EXERCISE DESCRIPTION
In the entries below, repeat only the lines between those holding "What matplotlib code" and "ax2 = fig.add_axes([679", inclusive. Leave pictures out.

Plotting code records

================

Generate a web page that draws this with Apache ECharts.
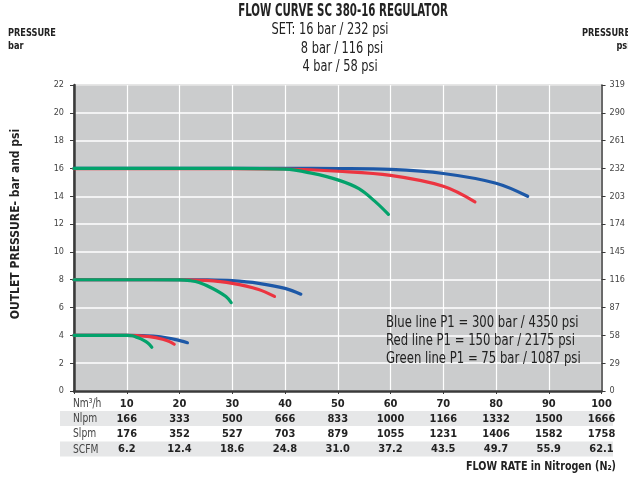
<!DOCTYPE html>
<html>
<head>
<meta charset="utf-8">
<script src="https://cdn.jsdelivr.net/npm/echarts@6/dist/echarts.min.js"></script>
<style>html,body{margin:0;padding:0;background:#fff;}#c{width:628px;height:479px;}</style>
</head>
<body>
<div id="c"></div>
<script>
// ---- data ----
const flowTicks = [10, 20, 30, 40, 50, 60, 70, 80, 90, 100];
const nlpm = [166, 333, 500, 666, 833, 1000, 1166, 1332, 1500, 1666];
const slpm = [176, 352, 527, 703, 879, 1055, 1231, 1406, 1582, 1758];
const scfm = ['6.2', '12.4', '18.6', '24.8', '31.0', '37.2', '43.5', '49.7', '55.9', '62.1'];
const rowNames = ['Nm³/h', 'Nlpm', 'Slpm', 'SCFM'];
const barTicks = [0, 2, 4, 6, 8, 10, 12, 14, 16, 18, 20, 22];
const psiTicks = [0, 29, 58, 87, 116, 145, 174, 203, 232, 261, 290, 319];

const blue16 = [[0,16],[10,16],[20,16],[30,16],[40,16],[50,15.99],[60,15.93],[70,15.64],[80,14.94],[86,14.0]];
const red16 = [[0,15.98],[10,15.98],[20,15.98],[30,15.99],[40,15.96],[50,15.8],[60,15.5],[70,14.72],[76,13.6]];
const green16 = [[0,16],[10,16],[20,16],[30,16],[40,15.95],[45,15.66],[50,15.18],[54,14.55],[57,13.65],[59.6,12.7]];

const blue8 = [[0,8],[10,8],[20,8],[25,7.99],[30,7.93],[35,7.74],[40,7.38],[43,6.96]];
const red8 = [[0,8],[10,8],[20,8],[25,7.95],[30,7.74],[35,7.3],[38,6.8]];
const green8 = [[0,8],[10,8],[20,7.99],[22,7.93],[23.7,7.8],[26.2,7.39],[28.8,6.79],[29.8,6.35]];

const blue4 = [[0,4],[10,4],[13,3.98],[15.5,3.93],[17.5,3.83],[19.3,3.69],[21.5,3.47]];
const red4 = [[0,4],[10,4],[12,3.98],[14.3,3.91],[16.8,3.72],[18.1,3.55],[19,3.36]];
const green4 = [[0,4],[10,4],[11.1,3.97],[12.1,3.83],[13.05,3.67],[14,3.45],[14.75,3.14]];

const legendLines = ['Blue line P1 = 300 bar / 4350 psi', 'Red line P1 = 150 bar / 2175 psi', 'Green line P1 = 75 bar / 1087 psi'];

// ---- styles ----
const FONT = '"Liberation Sans Narrow", "DejaVu Sans Condensed", "Roboto", sans-serif';
const BLUE = '#1d58a7', RED = '#ec3440', GREEN = '#03a26b';

function mk(name, data, color) {
  return {
    type: 'line', name: name, data: data, smooth: 0.35, symbol: 'none',
    lineStyle: { color: color, width: 3.2, cap: 'round' }, z: 3
  };
}
function txt(x, y, text, font, opts) {
  opts = opts || {};
  return { type: 'text', x: x, y: y, scaleX: opts.sx || 1, rotation: opts.rot || 0, z: opts.z || 10,
    style: { text: text, font: font, fill: opts.fill || '#222', align: opts.align || 'left', verticalAlign: opts.va || 'middle' } };
}

const chart = echarts.init(document.getElementById('c'), null, { renderer: 'canvas' });

const rowY0 = 403.5, rowStep = 15.3;
const graphics = [];
graphics.push({ type: 'rect', shape: { x: 60, y: 411, width: 553, height: 15 }, style: { fill: '#e6e7e8' }, z: -1 });
graphics.push({ type: 'rect', shape: { x: 60, y: 441.5, width: 553, height: 15 }, style: { fill: '#e6e7e8' }, z: -1 });
rowNames.forEach((n, i) => {
  graphics.push(txt(73, rowY0 + i * rowStep, n, '12px ' + FONT, { sx: 0.85, fill: '#444' }));
});
graphics.push(txt(8, 33, 'PRESSURE', 'bold 11px ' + FONT, { sx: 0.83 }));
graphics.push(txt(8, 46, 'bar', 'bold 11px ' + FONT, { sx: 0.83 }));
graphics.push(txt(630, 33, 'PRESSURE', 'bold 11px ' + FONT, { sx: 0.83, align: 'right' }));
graphics.push(txt(630, 46, 'psi', 'bold 11px ' + FONT, { sx: 0.83, align: 'right' }));
graphics.push(txt(343, 12, 'FLOW CURVE SC 380-16 REGULATOR', 'bold 17px ' + FONT, { sx: 0.67, align: 'center' }));
graphics.push(txt(330, 30, 'SET: 16 bar / 232 psi', '16px ' + FONT, { sx: 0.79, align: 'center' }));
graphics.push(txt(342, 48.5, '8 bar / 116 psi', '16px ' + FONT, { sx: 0.79, align: 'center' }));
graphics.push(txt(340, 67, '4 bar / 58 psi', '16px ' + FONT, { sx: 0.79, align: 'center' }));
graphics.push(txt(16, 224, 'OUTLET PRESSURE- bar and psi', 'bold 12px ' + FONT, { rot: Math.PI / 2, align: 'center' }));
graphics.push(txt(616, 467, 'FLOW RATE in Nitrogen (N₂)', 'bold 13px ' + FONT, { sx: 0.82, align: 'right' }));
legendLines.forEach((t, i) => {
  graphics.push(txt(386, 323 + i * 18, t, '16px ' + FONT, { sx: 0.81 }));
});

chart.setOption({
  animation: false,
  backgroundColor: '#ffffff',
  grid: { left: 74, right: 23, top: 85, bottom: 88, show: true, backgroundColor: '#cbcccd', borderColor: '#3a3a3a', borderWidth: 1 },
  xAxis: {
    type: 'value', min: 0, max: 100, interval: 10,
    axisLine: { show: true, onZero: false, lineStyle: { color: '#3a3a3a', width: 2.5 } },
    axisTick: { show: true, length: 3, lineStyle: { color: '#3a3a3a' } },
    splitLine: { show: true, lineStyle: { color: '#ffffff', width: 1.2 } },
    axisLabel: {
      margin: 5,
      formatter: function (v) {
        const i = flowTicks.indexOf(v);
        if (i < 0) return '';
        return '{a|' + flowTicks[i] + '}\n{a|' + nlpm[i] + '}\n{a|' + slpm[i] + '}\n{a|' + scfm[i] + '}';
      },
      rich: { a: { fontFamily: FONT, fontWeight: 'bold', fontSize: 11, lineHeight: rowStep, color: '#222' } }
    }
  },
  yAxis: [
    { type: 'value', min: 0, max: 22, interval: 2, position: 'left',
      axisLine: { show: true, lineStyle: { color: '#3a3a3a', width: 2.5 } },
      axisTick: { show: true, length: 4, lineStyle: { color: '#3a3a3a' } },
      splitLine: { show: true, lineStyle: { color: '#ffffff', width: 1.5 } },
      axisLabel: { margin: 10, fontFamily: FONT, fontSize: 9, color: '#444' } },
    { type: 'value', min: 0, max: 319, interval: 29, position: 'right',
      axisLine: { show: true, lineStyle: { color: '#3a3a3a', width: 1.5 } },
      axisTick: { show: true, length: 4, lineStyle: { color: '#3a3a3a' } },
      splitLine: { show: false },
      axisLabel: { margin: 8, fontFamily: FONT, fontSize: 9, color: '#444' } }
  ],
  graphic: graphics,
  series: [
    mk('blue16', blue16, BLUE), mk('red16', red16, RED), mk('green16', green16, GREEN),
    mk('blue8', blue8, BLUE), mk('red8', red8, RED), mk('green8', green8, GREEN),
    mk('blue4', blue4, BLUE), mk('red4', red4, RED), mk('green4', green4, GREEN)
  ]
});
</script>
</body>
</html>
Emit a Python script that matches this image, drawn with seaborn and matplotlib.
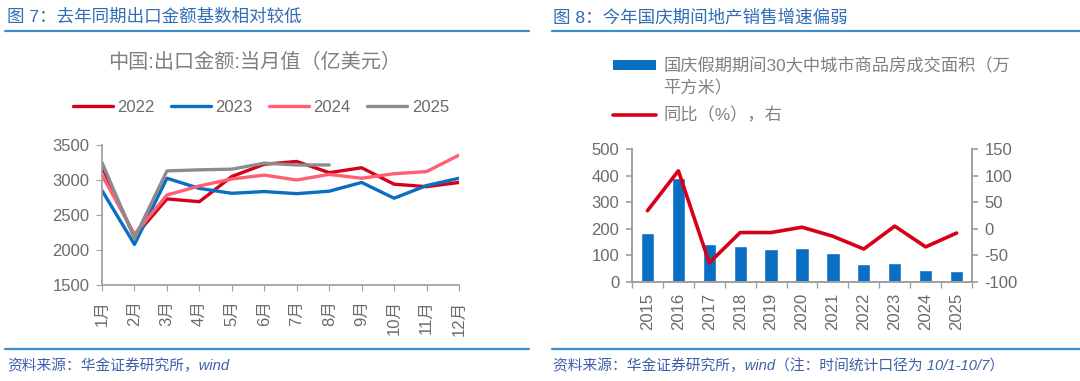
import numpy as np
import pandas as pd
import seaborn as sns
import matplotlib.pyplot as plt
from matplotlib.lines import Line2D
from matplotlib.patches import Patch

# ---------------- data ----------------
months = ['1月', '2月', '3月', '4月', '5月', '6月', '7月', '8月', '9月', '10月', '11月', '12月']
exp_2022 = [3190, 2190, 2730, 2690, 3050, 3225, 3265, 3105, 3175, 2940, 2905, 2965]
exp_2023 = [2850, 2080, 3025, 2880, 2810, 2835, 2805, 2840, 2965, 2740, 2920, 3025]
exp_2024 = [3070, 2225, 2785, 2915, 3015, 3070, 3000, 3080, 3025, 3090, 3120, 3355]
exp_2025 = [3250, 2165, 3130, 3145, 3155, 3240, 3215, 3215]
series_names = ['2022', '2023', '2024', '2025']

years = ['2015', '2016', '2017', '2018', '2019', '2020', '2021', '2022', '2023', '2024', '2025']
area = [185, 392, 143, 134, 125, 128, 110, 68, 71, 46, 43]
yoy = [34, 109, -64, -7, -7, 3, -14, -38, 5, -34, -8]

# ---------------- style ----------------
sns.set_theme(style='white')
plt.rcParams['font.family'] = ['Liberation Sans', 'Noto Sans CJK SC']
plt.rcParams['axes.unicode_minus'] = False

TICK = '#6b6b6b'
SPINE = '#a0a0a0'
BLUE_TXT = '#2f6db5'
RULE = '#3c8ecf'
palette = {'2022': '#d7001a', '2023': '#0a6ec2', '2024': '#ff5f73', '2025': '#8c8c8c'}

fig = plt.figure(figsize=(10.8, 3.81), dpi=100)
W, H = 1080, 381


def fx(px):
    return px / W


def fy(py):
    return 1 - py / H


# header / footer rules
for x0, x1 in [(5, 529), (552, 1080)]:
    for yy in (31, 349):
        fig.add_artist(Line2D([fx(x0), fx(x1)], [fy(yy), fy(yy)], transform=fig.transFigure,
                              color=RULE, lw=1.6))

fig.text(fx(7), fy(17), '图 7：去年同期出口金额基数相对较低', color=BLUE_TXT, fontsize=12.6, va='center')
fig.text(fx(553), fy(17), '图 8：今年国庆期间地产销售增速偏弱', color=BLUE_TXT, fontsize=12.6, va='center')
fig.text(fx(7), fy(366), '资料来源：华金证券研究所，wind', color='#3d5fa8', fontsize=10.6,
         style='italic', va='center')
fig.text(fx(553), fy(366), '资料来源：华金证券研究所，wind（注：时间统计口径为 10/1-10/7）',
         color='#3d5fa8', fontsize=10.6, style='italic', va='center')

# ---------------- left chart ----------------
ax1 = fig.add_axes([fx(102), fy(285), fx(459) - fx(102), fy(145) - fy(285)])
rows = []
for name, vals in zip(series_names, [exp_2022, exp_2023, exp_2024, exp_2025]):
    for i, v in enumerate(vals):
        rows.append({'m': i, 'v': v, 'year': name})
df1 = pd.DataFrame(rows)
sns.lineplot(data=df1, x='m', y='v', hue='year', palette=palette, linewidth=2.4,
             legend=False, ax=ax1)
ax1.set_xlim(0, len(months) - 1)
ax1.set_ylim(1500, 3500)
ax1.set_yticks(np.arange(1500, 3501, 500))
ax1.set_xticks(range(len(months)))
ax1.set_xticklabels(months, rotation=90)
ax1.set_xlabel('')
ax1.set_ylabel('')
for s in ['top', 'right']:
    ax1.spines[s].set_visible(False)
for s in ['left', 'bottom']:
    ax1.spines[s].set_color(SPINE)
ax1.tick_params(axis='both', colors=SPINE, labelcolor=TICK, labelsize=12, length=4,
                width=0.8, direction='out', left=True, bottom=True, pad=5)
ax1.tick_params(axis='x', pad=7)

fig.text(fx(255), fy(62), '中国:出口金额:当月值（亿美元）', color='#808080', fontsize=14.5,
         ha='center', va='center')
handles = [Line2D([], [], color=palette[n], lw=2.4) for n in series_names]
fig.legend(handles, series_names, loc='center', bbox_to_anchor=(fx(261), fy(107)), ncol=4,
           frameon=False, fontsize=12, labelcolor=TICK, handlelength=2.4, handletextpad=0.25,
           columnspacing=1.0)

# ---------------- right chart ----------------
ax2 = fig.add_axes([fx(632), fy(282), fx(972) - fx(632), fy(149) - fy(282)])
sns.barplot(x=years, y=area, color='#0a6ec2', saturation=1, width=0.43, ax=ax2)
ax2.set_xlim(-0.5, len(years) - 0.5)
ax2.set_ylim(0, 500)
ax2.set_yticks(np.arange(0, 501, 100))
ax2.set_xticks(range(len(years)))
ax2.set_xticklabels(years, rotation=90)
ax2.set_xticks(np.arange(-0.5, len(years), 1), minor=True)
ax2.tick_params(axis='x', which='major', length=0, labelsize=12, labelcolor=TICK, pad=8)
ax2.tick_params(axis='x', which='minor', length=4, color=SPINE, bottom=True)
ax2.tick_params(axis='y', length=4, color=SPINE, labelsize=12, labelcolor=TICK, left=True, pad=5)

ax3 = ax2.twinx()
sns.lineplot(x=np.arange(len(years)), y=yoy, color='#d7001a', linewidth=2.6, ax=ax3)
ax3.set_ylim(-100, 150)
ax3.set_yticks(np.arange(-100, 151, 50))
ax3.tick_params(axis='y', length=4, color=SPINE, labelsize=12, labelcolor=TICK, right=True, pad=5)
ax2.set_xlim(-0.5, len(years) - 0.5)

for a in (ax2, ax3):
    a.spines['top'].set_visible(False)
    for s in ['left', 'right', 'bottom']:
        a.spines[s].set_color(SPINE)

# legend: bar entry (two text lines) and line entry, stacked
h_bar = Patch(facecolor='#0a6ec2', edgecolor='none')
h_blank = Patch(facecolor='none', edgecolor='none')
h_line = Line2D([], [], color='#d7001a', lw=2.6)
leg_kw = dict(frameon=False, fontsize=12.4, labelcolor='#808080', handlelength=2.5,
              handleheight=0.45, handletextpad=0.45)
fig.legend([h_bar, h_blank], ['国庆假期期间30大中城市商品房成交面积（万', '平方米）'],
           loc='upper left', bbox_to_anchor=(fx(597), fy(42)), labelspacing=0.35, **leg_kw)
fig.legend([h_line], ['同比（%），右'], loc='center left',
           bbox_to_anchor=(fx(597), fy(115)), **leg_kw)

fig.savefig('out.png', dpi=100)
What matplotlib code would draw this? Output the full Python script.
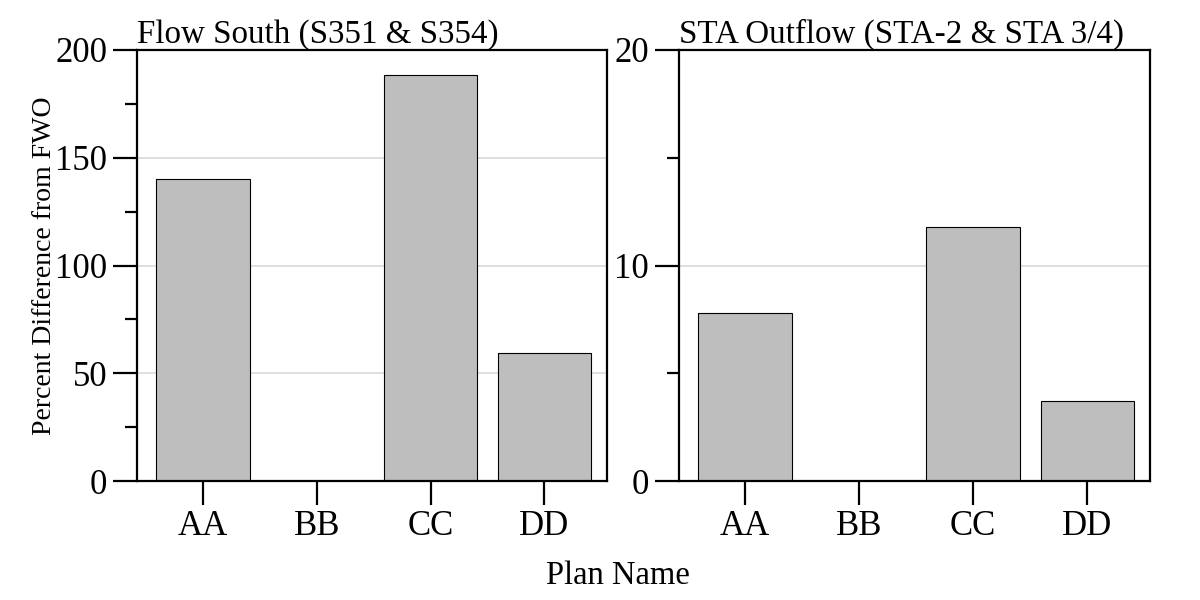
import matplotlib
matplotlib.use("Agg")
import matplotlib.pyplot as plt
from matplotlib.ticker import MultipleLocator

plt.rcParams['font.family'] = ['Liberation Serif', 'DejaVu Serif']

plans = ["AA", "BB", "CC", "DD"]
flow_south = [140, 0, 188.4, 59.4]
sta_outflow = [7.8, 0, 11.8, 3.7]

titles = ["Flow South (S351 & S354)", "STA Outflow (STA-2 & STA 3/4)"]
ylims = [(0, 200), (0, 20)]
major = [50, 10]
minor = [25, 5]

fig = plt.figure(figsize=(12, 6), dpi=100)
ax1 = fig.add_axes([137 / 1200, 119 / 600, 470 / 1200, 431 / 600])
ax2 = fig.add_axes([679 / 1200, 119 / 600, 471 / 1200, 431 / 600])

x = list(range(1, len(plans) + 1))
for ax, vals, title, ylim, maj, mnr in zip([ax1, ax2], [flow_south, sta_outflow],
                                          titles, ylims, major, minor):
    ax.bar(x, vals, width=0.82, color="#BEBEBE", edgecolor="black",
           linewidth=0.8, zorder=3)
    ax.set_xlim(0.42, 4.55)
    ax.set_ylim(*ylim)
    ax.yaxis.set_major_locator(MultipleLocator(maj))
    ax.yaxis.set_minor_locator(MultipleLocator(mnr))
    ax.set_xticks(x)
    ax.set_xticklabels(plans)
    ax.grid(axis="y", which="major", color="#D9D9D9", linewidth=1.2, zorder=0)
    for s in ax.spines.values():
        s.set_linewidth(1.6)
        s.set_zorder(4)
    ax.tick_params(axis="both", which="major", length=17, width=1.6,
                   labelsize=25)
    ax.tick_params(axis="y", which="major", pad=4.5)
    ax.tick_params(axis="x", which="major", pad=4)
    ax.tick_params(axis="y", which="minor", length=8.5, width=1.6)
    ax.set_title(title, loc="left", fontsize=23.8, pad=3)

ax1.set_ylabel("Percent Difference from FWO", fontsize=20)
ax1.yaxis.set_label_coords(-0.17, 0.5)
fig.text(618 / 1200, 0.04, "Plan Name", ha="center", va="center", fontsize=23.5)

fig.savefig("out.png", dpi=100)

================

EXPECTED ANSWER
What matplotlib code would draw this? Output the full Python script.
import matplotlib
matplotlib.use("Agg")
import matplotlib.pyplot as plt
from matplotlib.ticker import MultipleLocator

plt.rcParams['font.family'] = ['Liberation Serif', 'DejaVu Serif']

plans = ["AA", "BB", "CC", "DD"]
flow_south = [140, 0, 188.4, 59.4]
sta_outflow = [7.8, 0, 11.8, 3.7]

titles = ["Flow South (S351 & S354)", "STA Outflow (STA-2 & STA 3/4)"]
ylims = [(0, 200), (0, 20)]
major = [50, 10]
minor = [25, 5]

fig = plt.figure(figsize=(12, 6), dpi=100)
ax1 = fig.add_axes([137 / 1200, 119 / 600, 470 / 1200, 431 / 600])
ax2 = fig.add_axes([679 / 1200, 119 / 600, 471 / 1200, 431 / 600])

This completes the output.